▶ **What the task asks**: Give back an exact copy of the lines from the start of the material through the line bearing "from bokeh.resources import INLINE". Include both ends and nothing else.

▶ **Supplied information**:
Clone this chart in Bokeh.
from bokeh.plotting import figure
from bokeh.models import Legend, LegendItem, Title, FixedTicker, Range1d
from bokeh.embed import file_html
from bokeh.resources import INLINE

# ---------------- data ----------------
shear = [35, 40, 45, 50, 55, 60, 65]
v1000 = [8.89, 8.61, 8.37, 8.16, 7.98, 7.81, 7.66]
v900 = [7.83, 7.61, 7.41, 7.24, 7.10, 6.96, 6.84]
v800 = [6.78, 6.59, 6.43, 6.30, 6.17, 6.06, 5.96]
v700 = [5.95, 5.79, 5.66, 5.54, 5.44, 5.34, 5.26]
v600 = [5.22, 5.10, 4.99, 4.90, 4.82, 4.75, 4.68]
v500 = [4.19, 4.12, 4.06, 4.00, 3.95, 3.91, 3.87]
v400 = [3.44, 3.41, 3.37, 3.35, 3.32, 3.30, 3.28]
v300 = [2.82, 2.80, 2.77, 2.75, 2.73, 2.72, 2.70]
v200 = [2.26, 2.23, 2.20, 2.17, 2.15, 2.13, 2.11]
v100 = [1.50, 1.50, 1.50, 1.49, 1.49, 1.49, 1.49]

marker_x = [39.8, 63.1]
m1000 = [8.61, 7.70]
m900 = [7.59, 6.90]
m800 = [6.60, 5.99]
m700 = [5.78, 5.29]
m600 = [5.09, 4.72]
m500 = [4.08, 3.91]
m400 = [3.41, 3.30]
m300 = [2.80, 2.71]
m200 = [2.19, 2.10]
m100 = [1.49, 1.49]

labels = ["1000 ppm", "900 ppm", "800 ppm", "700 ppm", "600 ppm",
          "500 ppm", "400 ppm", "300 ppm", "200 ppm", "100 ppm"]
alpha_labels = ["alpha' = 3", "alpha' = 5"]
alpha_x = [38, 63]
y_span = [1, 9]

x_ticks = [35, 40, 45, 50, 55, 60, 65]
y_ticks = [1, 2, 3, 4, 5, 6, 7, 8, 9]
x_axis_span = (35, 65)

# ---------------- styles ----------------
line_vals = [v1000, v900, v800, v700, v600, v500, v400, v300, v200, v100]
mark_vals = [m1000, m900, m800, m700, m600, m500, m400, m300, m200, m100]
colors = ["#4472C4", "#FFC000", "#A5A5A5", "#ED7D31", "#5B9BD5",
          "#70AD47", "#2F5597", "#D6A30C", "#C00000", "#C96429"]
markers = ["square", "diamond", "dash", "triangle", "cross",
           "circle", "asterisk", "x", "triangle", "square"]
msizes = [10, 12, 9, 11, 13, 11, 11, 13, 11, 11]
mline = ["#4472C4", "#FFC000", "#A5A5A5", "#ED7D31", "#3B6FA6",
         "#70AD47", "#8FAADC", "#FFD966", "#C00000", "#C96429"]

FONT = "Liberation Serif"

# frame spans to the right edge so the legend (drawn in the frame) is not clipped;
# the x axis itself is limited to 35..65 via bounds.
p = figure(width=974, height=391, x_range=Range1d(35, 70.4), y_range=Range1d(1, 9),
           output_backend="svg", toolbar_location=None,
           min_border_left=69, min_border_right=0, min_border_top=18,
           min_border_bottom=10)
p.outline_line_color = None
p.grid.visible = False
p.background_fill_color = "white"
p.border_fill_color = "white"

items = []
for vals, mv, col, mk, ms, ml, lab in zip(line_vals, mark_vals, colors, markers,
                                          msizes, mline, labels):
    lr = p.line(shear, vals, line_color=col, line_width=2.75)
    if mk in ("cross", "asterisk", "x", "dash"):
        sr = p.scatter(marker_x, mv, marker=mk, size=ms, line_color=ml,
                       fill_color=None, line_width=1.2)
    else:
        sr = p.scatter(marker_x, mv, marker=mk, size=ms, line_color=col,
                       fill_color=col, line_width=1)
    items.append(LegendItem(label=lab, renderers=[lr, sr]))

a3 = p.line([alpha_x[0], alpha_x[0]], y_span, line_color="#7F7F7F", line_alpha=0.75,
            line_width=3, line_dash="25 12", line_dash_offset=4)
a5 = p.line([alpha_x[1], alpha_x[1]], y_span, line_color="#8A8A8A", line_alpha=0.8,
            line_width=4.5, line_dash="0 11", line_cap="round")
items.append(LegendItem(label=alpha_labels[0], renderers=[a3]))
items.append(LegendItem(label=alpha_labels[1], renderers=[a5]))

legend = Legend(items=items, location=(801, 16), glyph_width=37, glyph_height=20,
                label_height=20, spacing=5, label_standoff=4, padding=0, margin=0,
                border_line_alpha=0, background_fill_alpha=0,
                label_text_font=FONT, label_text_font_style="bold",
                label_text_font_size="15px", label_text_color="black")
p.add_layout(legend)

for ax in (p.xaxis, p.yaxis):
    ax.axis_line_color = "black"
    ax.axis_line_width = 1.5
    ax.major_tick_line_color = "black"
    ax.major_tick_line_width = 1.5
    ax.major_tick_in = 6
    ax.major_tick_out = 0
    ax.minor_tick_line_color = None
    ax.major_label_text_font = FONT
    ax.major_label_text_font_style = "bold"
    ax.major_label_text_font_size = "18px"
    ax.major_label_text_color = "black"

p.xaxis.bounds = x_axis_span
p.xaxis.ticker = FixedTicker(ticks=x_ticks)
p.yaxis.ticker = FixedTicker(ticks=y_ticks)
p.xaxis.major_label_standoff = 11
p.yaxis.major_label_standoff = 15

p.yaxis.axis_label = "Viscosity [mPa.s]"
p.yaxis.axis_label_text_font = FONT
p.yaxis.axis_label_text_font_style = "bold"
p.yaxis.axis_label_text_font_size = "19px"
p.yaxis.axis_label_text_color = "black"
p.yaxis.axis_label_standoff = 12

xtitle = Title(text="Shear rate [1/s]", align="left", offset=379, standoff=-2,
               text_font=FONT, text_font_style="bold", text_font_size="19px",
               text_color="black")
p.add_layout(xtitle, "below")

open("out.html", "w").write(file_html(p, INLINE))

▶ **Correct output**:
Clone this chart in Bokeh.
from bokeh.plotting import figure
from bokeh.models import Legend, LegendItem, Title, FixedTicker, Range1d
from bokeh.embed import file_html
from bokeh.resources import INLINE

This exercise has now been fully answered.